LaTeX doesn't treat it as anything, it's not a programming language, it's just a way of displaying symbols.
 
  • #32
dextercioby said:
Sinus of "x" is correctly

[tex] \sin x [/tex]

and not bracketed in any way.

Daniel.
Yes, that's usually the convention I use. But I was making a comparison. A newbie tends not to write "sin x" in LaTeX, because it looks like
[tex]sin x[/tex]
(with no space) and I was guessing they tend to correct it by putting brackets round the x rather than cluing into the backslash.
 
  • #33
A newbie writes sin and not \sin because they are a newbie and not aware that \sin exists. It is nothing to do with their mathematical skills. If they care they will use \text{sin} first then learn about\ \sin
 
  • #34
Sometimes things get beyond hands and i had a feeling it would be so. (Hmm ESP? or is it just Murphy's Law in action). Anyways, i do agree with the inverse sin problem and some years back i found a neat solution.
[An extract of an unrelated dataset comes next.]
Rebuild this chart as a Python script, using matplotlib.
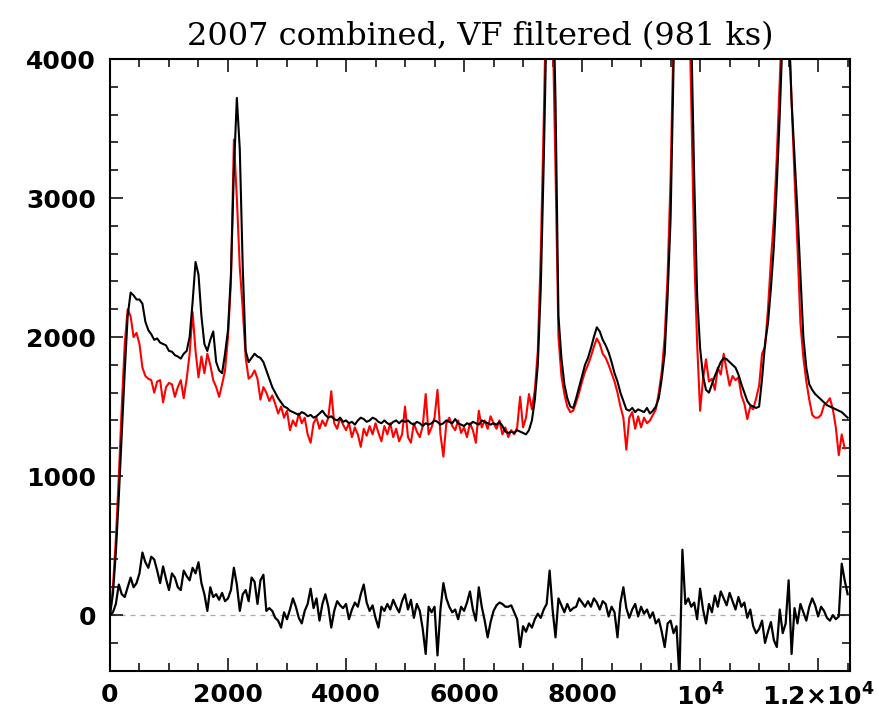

Now i use asin or arcsin and my problem is solved. (uh-oh, is this one of the "my way of writing inverse sin" syndrome? :-p)

-- AI
 
  • #35
Now i use asin or arcsin and my problem is solved.

I have for many years used "asin". But for me, the "a" does not stand for "arc". I read asin(x) as : "the angle whose sine is x".

The inverse sine of x is much harder for me to think about for some reason, then the angle whose sine is x.